**Short problem**
Every line from the start of the records through the line with "0.0180, 0.0174, 0.0176, 0.0180, 0.0186];" is to be written out exactly; pictures are not.

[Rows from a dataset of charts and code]

◆ ◆ ◆ ◆

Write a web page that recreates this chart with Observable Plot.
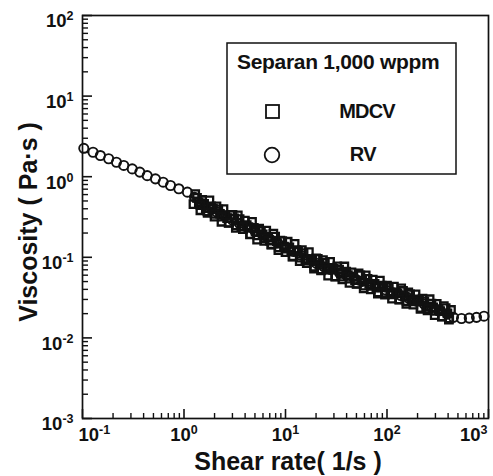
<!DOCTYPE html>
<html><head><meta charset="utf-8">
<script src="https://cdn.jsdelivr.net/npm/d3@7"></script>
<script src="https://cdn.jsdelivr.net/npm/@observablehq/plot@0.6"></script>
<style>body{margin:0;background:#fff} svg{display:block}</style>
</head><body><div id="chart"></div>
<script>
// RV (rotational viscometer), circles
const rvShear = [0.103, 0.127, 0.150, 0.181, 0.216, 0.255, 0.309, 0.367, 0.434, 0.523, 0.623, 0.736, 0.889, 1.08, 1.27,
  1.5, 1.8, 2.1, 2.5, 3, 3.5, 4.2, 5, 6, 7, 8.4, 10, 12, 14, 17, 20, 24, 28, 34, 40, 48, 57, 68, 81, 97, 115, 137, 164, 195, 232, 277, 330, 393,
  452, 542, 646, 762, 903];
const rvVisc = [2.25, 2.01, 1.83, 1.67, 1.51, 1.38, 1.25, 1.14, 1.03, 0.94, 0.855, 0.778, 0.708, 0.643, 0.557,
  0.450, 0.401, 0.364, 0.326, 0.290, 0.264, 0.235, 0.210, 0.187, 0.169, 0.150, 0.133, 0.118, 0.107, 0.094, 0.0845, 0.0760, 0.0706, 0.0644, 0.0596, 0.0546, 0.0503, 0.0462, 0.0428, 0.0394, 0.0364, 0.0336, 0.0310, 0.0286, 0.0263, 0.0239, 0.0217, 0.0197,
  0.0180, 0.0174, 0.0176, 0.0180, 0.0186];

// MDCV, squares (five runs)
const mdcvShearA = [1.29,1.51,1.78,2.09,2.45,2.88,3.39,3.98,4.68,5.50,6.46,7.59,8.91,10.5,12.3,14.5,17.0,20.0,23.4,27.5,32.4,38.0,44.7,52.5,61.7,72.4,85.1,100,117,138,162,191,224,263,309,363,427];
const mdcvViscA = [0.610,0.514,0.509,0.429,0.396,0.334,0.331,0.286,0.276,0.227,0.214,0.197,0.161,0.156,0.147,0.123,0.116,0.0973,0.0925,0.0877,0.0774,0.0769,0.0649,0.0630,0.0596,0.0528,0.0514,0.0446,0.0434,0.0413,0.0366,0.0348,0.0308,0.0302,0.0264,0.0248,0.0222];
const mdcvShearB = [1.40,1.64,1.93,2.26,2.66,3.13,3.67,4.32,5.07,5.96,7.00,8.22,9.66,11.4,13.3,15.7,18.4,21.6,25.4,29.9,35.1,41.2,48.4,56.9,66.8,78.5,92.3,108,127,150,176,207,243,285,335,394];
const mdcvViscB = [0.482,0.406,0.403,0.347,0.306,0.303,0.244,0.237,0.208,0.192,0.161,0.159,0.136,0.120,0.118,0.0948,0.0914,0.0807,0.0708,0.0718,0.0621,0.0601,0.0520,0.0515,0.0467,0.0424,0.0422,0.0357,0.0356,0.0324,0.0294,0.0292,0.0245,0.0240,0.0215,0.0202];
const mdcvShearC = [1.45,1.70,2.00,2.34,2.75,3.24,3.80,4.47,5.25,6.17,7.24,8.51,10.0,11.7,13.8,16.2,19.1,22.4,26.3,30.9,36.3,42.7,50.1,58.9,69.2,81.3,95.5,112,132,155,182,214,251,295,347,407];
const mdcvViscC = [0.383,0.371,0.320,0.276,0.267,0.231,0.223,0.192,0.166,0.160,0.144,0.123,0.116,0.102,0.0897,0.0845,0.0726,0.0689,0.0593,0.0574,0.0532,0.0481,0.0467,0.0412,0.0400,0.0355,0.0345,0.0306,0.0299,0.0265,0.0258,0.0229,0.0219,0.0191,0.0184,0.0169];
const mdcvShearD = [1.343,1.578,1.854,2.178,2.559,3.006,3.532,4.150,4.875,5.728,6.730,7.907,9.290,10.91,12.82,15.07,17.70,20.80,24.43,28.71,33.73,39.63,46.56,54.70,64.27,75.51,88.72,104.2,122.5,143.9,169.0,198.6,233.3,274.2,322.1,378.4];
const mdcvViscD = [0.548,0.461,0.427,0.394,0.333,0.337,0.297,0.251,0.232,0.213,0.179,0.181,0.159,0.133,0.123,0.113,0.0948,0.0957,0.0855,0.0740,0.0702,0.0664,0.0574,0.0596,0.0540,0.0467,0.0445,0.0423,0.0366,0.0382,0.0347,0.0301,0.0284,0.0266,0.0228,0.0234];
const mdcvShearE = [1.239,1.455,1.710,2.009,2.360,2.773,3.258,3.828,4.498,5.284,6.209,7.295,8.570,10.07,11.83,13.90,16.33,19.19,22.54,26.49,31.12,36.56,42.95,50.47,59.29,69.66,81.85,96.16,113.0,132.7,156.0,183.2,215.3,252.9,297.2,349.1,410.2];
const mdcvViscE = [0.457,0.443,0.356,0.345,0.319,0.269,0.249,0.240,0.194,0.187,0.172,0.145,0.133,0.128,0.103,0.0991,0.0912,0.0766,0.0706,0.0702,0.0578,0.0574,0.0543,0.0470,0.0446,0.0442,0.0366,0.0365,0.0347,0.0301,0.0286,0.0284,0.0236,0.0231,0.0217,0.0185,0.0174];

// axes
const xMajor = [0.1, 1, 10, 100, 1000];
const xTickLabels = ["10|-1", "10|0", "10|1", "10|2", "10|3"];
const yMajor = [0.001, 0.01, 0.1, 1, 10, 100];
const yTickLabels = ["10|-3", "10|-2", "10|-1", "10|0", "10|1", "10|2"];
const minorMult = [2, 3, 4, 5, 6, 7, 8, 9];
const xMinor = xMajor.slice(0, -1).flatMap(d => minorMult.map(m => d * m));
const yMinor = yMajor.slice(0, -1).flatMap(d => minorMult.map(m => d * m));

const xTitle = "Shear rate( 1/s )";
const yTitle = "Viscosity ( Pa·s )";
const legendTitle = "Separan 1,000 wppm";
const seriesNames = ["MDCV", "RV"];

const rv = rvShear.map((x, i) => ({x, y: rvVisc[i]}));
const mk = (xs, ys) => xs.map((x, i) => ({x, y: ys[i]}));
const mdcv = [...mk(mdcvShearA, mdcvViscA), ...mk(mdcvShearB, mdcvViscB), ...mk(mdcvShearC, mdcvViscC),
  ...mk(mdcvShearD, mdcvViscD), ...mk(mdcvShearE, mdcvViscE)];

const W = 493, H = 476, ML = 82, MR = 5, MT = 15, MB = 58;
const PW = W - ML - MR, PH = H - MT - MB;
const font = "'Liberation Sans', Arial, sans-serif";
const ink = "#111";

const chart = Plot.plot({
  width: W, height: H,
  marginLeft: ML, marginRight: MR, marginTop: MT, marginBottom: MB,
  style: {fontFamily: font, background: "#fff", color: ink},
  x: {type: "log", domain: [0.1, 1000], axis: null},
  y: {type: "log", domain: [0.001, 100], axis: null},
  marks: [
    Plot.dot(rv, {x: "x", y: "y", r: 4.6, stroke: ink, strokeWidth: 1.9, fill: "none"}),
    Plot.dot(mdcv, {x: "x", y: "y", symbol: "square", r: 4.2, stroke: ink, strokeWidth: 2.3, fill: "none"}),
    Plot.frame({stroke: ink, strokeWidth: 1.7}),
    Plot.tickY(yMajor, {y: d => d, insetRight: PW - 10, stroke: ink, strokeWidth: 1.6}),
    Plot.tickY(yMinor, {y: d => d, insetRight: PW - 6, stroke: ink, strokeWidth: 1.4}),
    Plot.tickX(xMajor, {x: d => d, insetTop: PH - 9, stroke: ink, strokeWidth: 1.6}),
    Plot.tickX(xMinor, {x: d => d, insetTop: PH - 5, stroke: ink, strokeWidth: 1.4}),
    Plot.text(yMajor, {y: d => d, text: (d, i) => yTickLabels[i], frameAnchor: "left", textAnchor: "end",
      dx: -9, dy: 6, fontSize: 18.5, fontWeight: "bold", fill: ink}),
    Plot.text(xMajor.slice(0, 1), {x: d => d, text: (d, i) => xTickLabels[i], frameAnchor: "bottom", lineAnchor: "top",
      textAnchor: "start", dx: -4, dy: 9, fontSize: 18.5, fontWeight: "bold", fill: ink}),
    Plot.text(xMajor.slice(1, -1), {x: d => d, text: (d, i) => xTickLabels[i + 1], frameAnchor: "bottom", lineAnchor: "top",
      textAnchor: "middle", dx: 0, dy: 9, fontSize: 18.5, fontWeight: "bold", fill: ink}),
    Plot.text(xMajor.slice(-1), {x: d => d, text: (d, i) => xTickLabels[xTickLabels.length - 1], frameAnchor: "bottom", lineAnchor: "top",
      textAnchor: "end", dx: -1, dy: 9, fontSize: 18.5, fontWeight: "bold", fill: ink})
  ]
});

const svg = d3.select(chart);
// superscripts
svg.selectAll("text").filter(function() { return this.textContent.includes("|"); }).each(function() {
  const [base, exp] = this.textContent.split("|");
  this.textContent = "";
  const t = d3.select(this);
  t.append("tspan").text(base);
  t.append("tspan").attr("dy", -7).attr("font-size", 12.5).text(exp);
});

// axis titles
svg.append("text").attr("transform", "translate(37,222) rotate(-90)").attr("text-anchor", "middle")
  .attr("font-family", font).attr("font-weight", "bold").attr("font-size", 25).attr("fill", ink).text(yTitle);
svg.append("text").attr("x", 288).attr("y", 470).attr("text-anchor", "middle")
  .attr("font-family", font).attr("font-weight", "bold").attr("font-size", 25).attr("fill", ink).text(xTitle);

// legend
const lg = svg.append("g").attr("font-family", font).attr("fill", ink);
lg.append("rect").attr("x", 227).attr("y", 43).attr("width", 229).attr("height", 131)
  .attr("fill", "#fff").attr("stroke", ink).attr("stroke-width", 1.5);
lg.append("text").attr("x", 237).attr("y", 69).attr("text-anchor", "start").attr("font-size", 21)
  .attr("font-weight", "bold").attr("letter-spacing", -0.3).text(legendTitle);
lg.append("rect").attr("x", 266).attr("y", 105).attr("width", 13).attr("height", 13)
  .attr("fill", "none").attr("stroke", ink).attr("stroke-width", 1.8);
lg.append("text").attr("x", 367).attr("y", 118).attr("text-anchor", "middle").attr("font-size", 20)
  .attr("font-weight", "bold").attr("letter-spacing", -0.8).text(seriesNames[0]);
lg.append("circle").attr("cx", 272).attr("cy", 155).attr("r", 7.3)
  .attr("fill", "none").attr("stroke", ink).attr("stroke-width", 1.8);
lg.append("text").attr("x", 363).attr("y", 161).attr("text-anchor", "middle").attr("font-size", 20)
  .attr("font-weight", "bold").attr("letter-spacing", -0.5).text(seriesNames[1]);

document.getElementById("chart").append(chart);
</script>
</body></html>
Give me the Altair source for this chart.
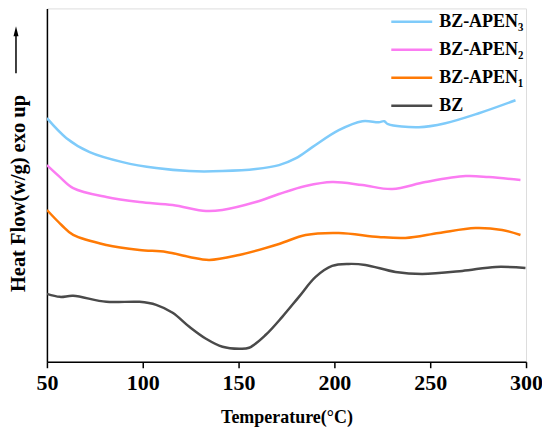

◆ ◆ ◆ ◆

**Output for this task**
Write a web page that recreates this chart with Observable Plot.
<!DOCTYPE html>
<html><head><meta charset="utf-8">
<script src="https://cdn.jsdelivr.net/npm/d3@7"></script>
<script src="https://cdn.jsdelivr.net/npm/@observablehq/plot@0.6"></script>
<style>body{margin:0;background:#fff} svg{display:block}</style>
</head><body><div id="chart"></div>
<script>
// RV (rotational viscometer), circles
const rvShear = [0.103, 0.127, 0.150, 0.181, 0.216, 0.255, 0.309, 0.367, 0.434, 0.523, 0.623, 0.736, 0.889, 1.08, 1.27,
  1.5, 1.8, 2.1, 2.5, 3, 3.5, 4.2, 5, 6, 7, 8.4, 10, 12, 14, 17, 20, 24, 28, 34, 40, 48, 57, 68, 81, 97, 115, 137, 164, 195, 232, 277, 330, 393,
  452, 542, 646, 762, 903];
const rvVisc = [2.25, 2.01, 1.83, 1.67, 1.51, 1.38, 1.25, 1.14, 1.03, 0.94, 0.855, 0.778, 0.708, 0.643, 0.557,
  0.450, 0.401, 0.364, 0.326, 0.290, 0.264, 0.235, 0.210, 0.187, 0.169, 0.150, 0.133, 0.118, 0.107, 0.094, 0.0845, 0.0760, 0.0706, 0.0644, 0.0596, 0.0546, 0.0503, 0.0462, 0.0428, 0.0394, 0.0364, 0.0336, 0.0310, 0.0286, 0.0263, 0.0239, 0.0217, 0.0197,
  0.0180, 0.0174, 0.0176, 0.0180, 0.0186];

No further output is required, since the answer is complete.